Она смотрит на меня глазами, полными ярости, и выдёргивает свою руку из моей.

— Как ты можешь спрашивать меня об этом, Кейд?

— Ну, ты сказала мне, что спала с моим братом, — шиплю я, сама мысль об этом выводит меня из себя. — Откуда мне, по-твоему, знать?

— Это была ложь, — шепчет Джун. — Глупая ложь, чтобы заставить тебя ревновать.

— Так… — Я тяжело сглатываю. — Мой?

Она смотрит на меня широко раскрытыми глазами.

— Конечно, он твой.

Мне блядь становится чертовски трудно сдерживать ухмылку, и Джун начинает смеяться надо мной. Я присоединяюсь к ней. Это первая хорошая новость, которую я получил за последние гребаные месяцы.

— Я собираюсь стать отцом? — Спрашиваю я дальше, недоверчиво качая головой. — Ты, блядь, серьезно?

— Возможно, нам придется следить за твоим ртом. — Джун хихикает. — Ребенок всё слышит… Знаешь, я не хочу, чтобы его первым словом было "блядь".

— Этого не случится. — Я громко смеюсь. — Это будет Июньская бабочка. Я позабочусь об этом.

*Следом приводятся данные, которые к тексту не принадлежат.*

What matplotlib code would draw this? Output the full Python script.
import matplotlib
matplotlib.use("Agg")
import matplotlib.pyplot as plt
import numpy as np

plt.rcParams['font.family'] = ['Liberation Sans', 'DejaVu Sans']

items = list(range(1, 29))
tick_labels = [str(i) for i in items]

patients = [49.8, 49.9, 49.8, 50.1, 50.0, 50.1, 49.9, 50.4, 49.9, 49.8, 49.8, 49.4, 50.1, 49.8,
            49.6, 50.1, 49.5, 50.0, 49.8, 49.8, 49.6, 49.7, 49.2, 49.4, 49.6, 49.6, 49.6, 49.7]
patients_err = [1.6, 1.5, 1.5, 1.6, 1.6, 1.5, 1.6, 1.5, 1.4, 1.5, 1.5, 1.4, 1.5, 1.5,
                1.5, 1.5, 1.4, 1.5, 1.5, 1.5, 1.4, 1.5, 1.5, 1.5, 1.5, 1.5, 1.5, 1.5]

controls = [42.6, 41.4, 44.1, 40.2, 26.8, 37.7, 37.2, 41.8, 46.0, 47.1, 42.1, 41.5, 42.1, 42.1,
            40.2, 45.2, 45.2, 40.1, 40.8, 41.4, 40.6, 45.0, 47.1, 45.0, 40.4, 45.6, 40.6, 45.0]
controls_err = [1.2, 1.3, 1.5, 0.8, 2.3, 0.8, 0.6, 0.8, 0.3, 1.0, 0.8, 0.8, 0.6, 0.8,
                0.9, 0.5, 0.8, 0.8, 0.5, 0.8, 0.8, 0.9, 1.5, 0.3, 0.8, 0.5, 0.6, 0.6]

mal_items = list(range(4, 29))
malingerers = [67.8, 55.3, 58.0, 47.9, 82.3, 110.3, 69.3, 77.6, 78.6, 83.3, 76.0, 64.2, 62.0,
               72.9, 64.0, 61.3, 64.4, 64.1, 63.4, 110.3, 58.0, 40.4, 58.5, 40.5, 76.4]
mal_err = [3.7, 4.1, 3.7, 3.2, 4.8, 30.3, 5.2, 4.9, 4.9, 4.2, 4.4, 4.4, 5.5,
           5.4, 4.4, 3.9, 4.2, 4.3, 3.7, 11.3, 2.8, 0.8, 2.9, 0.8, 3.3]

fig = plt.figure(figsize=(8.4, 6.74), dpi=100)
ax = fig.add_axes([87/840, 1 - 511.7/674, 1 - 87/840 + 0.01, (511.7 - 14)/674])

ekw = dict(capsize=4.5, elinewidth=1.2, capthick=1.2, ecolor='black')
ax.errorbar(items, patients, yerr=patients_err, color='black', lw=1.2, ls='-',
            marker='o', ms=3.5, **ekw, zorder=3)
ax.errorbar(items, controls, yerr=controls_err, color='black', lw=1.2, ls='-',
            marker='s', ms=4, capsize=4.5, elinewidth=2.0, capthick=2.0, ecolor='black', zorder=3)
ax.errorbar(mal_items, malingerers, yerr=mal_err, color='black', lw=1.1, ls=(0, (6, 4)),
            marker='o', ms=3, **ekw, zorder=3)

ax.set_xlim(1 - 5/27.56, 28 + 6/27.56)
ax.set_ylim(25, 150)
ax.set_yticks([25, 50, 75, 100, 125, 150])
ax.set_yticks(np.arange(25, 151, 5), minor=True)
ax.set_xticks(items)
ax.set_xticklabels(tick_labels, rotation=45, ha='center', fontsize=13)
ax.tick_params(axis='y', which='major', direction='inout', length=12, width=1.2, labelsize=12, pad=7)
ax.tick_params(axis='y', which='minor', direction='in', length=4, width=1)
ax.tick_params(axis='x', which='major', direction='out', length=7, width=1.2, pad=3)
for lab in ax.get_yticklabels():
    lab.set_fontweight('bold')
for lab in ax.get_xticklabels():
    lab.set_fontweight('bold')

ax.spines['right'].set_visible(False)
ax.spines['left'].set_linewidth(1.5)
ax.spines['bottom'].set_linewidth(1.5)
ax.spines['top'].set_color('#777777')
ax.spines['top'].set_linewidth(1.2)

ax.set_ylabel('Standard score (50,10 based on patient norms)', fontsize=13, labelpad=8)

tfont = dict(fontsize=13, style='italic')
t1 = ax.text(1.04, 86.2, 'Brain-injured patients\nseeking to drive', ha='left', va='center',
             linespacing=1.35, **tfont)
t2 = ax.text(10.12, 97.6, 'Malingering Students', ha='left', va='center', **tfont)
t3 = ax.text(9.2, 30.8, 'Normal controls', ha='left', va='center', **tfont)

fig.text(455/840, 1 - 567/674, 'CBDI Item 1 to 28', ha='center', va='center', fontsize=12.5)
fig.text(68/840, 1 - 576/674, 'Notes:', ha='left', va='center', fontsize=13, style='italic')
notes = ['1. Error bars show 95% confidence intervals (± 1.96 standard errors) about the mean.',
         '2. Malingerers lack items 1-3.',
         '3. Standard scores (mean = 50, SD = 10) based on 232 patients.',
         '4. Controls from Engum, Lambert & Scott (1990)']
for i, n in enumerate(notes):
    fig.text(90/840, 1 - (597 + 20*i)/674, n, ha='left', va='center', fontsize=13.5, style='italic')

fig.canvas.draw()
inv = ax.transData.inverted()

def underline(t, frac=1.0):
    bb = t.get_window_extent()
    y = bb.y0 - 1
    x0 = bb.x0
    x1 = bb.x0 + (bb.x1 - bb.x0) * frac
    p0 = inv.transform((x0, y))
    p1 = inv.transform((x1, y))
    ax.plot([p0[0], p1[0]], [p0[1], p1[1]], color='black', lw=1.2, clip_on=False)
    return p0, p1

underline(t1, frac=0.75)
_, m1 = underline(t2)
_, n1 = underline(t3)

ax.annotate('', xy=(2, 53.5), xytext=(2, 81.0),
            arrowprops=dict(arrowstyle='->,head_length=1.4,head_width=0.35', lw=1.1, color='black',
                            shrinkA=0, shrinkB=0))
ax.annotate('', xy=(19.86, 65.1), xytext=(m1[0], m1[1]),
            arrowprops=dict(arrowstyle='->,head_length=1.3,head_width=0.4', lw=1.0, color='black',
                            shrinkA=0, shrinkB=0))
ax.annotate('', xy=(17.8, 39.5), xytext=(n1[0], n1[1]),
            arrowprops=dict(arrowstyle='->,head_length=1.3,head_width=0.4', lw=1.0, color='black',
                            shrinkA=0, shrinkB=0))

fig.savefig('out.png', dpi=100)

Мы смотрим друг другу в глаза. На мгновение мне почти удается забыть о беспорядке, в который нас втянул Паркер. На мгновение все становится нормальным, и мы просто обычная пара, которая узнала, что ждет своего первенца. Это может быть всего лишь мгновение, но я знаю, что это обещание счастья на всю жизнь.

2 недели спустя

Время пребывания Джун в больнице длится от нескольких дней до двух полных недель. Они настаивают на том, чтобы держать ее там до полного выздоровления, и, наконец, через две недели после инцидента с гробницей она получает справку о состоянии здоровья, и нам разрешается уехать.

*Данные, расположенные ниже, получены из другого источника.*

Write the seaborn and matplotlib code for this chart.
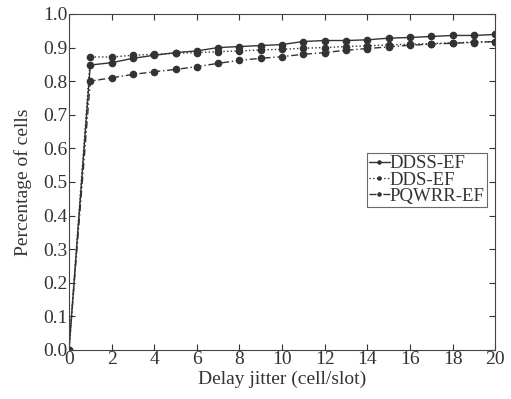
import numpy as np
import pandas as pd
import matplotlib
matplotlib.use("Agg")
import matplotlib.pyplot as plt
import seaborn as sns

# Data
jitter = list(range(0, 21))
ddss_ef = [0.0, 0.848, 0.855, 0.868, 0.877, 0.885, 0.890, 0.900, 0.903, 0.906, 0.909,
           0.918, 0.921, 0.921, 0.923, 0.928, 0.930, 0.933, 0.936, 0.936, 0.939]
dds_ef = [0.0, 0.872, 0.872, 0.877, 0.880, 0.883, 0.885, 0.888, 0.890, 0.893, 0.895,
          0.898, 0.900, 0.903, 0.905, 0.908, 0.910, 0.912, 0.914, 0.916, 0.918]
pqwrr_ef = [0.0, 0.800, 0.810, 0.820, 0.828, 0.835, 0.843, 0.853, 0.862, 0.868, 0.873,
            0.880, 0.885, 0.892, 0.897, 0.902, 0.907, 0.910, 0.913, 0.915, 0.918]
series_names = ["DDSS-EF", "DDS-EF", "PQWRR-EF"]

df = pd.DataFrame({"x": jitter * 3,
                   "y": ddss_ef + dds_ef + pqwrr_ef,
                   "series": sum([[n] * len(jitter) for n in series_names], [])})

sns.set_style("ticks")
plt.rcParams["font.family"] = ["Liberation Serif", "DejaVu Serif"]
plt.rcParams["xtick.direction"] = "in"
plt.rcParams["ytick.direction"] = "in"

fig = plt.figure(figsize=(5.11, 3.99), dpi=100)
ax = fig.add_axes([0.135, 0.123, 0.834, 0.842])

line_color = "#333333"
styles = {"DDSS-EF": "-", "DDS-EF": ":", "PQWRR-EF": (0, (5, 2, 1, 2))}
for name in series_names:
    sub = df[df["series"] == name]
    sns.lineplot(data=sub, x="x", y="y", ax=ax, color=line_color, linewidth=1.0,
                 linestyle=styles[name], marker="o", markersize=5.5,
                 markeredgewidth=0, label=name)

ax.set_xlim(0, 20)
ax.set_ylim(0, 1.0)
ax.set_xticks(range(0, 21, 2))
ax.set_yticks(np.arange(0, 1.01, 0.1))
ax.set_yticklabels([f"{v:.1f}" for v in np.arange(0, 1.01, 0.1)])
ax.tick_params(axis="both", labelsize=14, colors="#333333", length=4, width=0.8,
               top=True, right=True, pad=1)
for s in ax.spines.values():
    s.set_visible(True)
    s.set_linewidth(0.8)
    s.set_color("#444444")

ax.set_xlabel("Delay jitter (cell/slot)", fontsize=14, color="#333333", labelpad=2)
ax.set_ylabel("Percentage of cells", fontsize=14, color="#333333", labelpad=8)

leg = ax.legend(loc="upper left", bbox_to_anchor=(0.70, 0.585), fontsize=13.5,
                frameon=True, fancybox=False, handlelength=1.1, handletextpad=0.0,
                borderpad=0.1, labelspacing=-0.05, borderaxespad=0, markerscale=0.6)
leg.get_frame().set_edgecolor("#444444")
leg.get_frame().set_linewidth(0.8)
for t in leg.get_texts():
    t.set_color("#333333")

fig.savefig("out.png", dpi=100)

Я мудро использовал время, пока ее не было. Я потратил каждую минуту своего времени, когда не был с Джун в больнице, на то, чтобы подготовить сюрприз, который ждет ее, когда мы вернемся в наш семейный дом. Несмотря на то, что я истратил все свои сбережения, то немногое, что у меня было, мне так не терпится показать ей, и я продолжаю ухмыляться на обратном пути, как дурак.

— Чему ты улыбаешься? — Спрашивает Джун, дергая меня за руку.

— Ты достаточно скоро увидишь.

Я улыбаюсь ей, как только мы останавливаемся перед домом. Я выбегаю из машины, открывая для нее дверь раньше, чем это может сделать водитель. Я помогаю ей войти в дом, хотя она настаивает, что достаточно сильна, чтобы сделать это самостоятельно. Но я вижу, что она все еще измучена. Беременность начинает сказываться на ней, и она извиняется, отправляясь вздремнуть, пока я готовлю ее сюрприз. К тому времени, как она просыпается, я жду внизу, и все уже готово. Джун зевает, спускаясь по лестнице потягиваясь.

— Мне это действительно было нужно, — бормочет она. — Я была измотана.

— Хорошо, что ты немного отдохнула, — говорю я ей. — Что-то подсказывает мне, что твоя ночь станет намного интереснее.

— Неужели это так? — Она смеется. — Что ты запланировал? Мы идем куда-нибудь ужинать?

— Нет, мы кое-что сделаем прямо здесь. — Я беру ее за руку и направляюсь к французским дверям, которые ведут в обширный сад за домом. — Пойдем со мной. Я хочу тебе кое-что показать.

Джун следует за мной по пятам. Когда мы выходим на улицу, она ахает, увидев крыльцо, украшенное гирляндами. Атмосфера особенная, волшебная можно просто сказать, что сегодня вечером здесь произойдет что-то экстраординарное.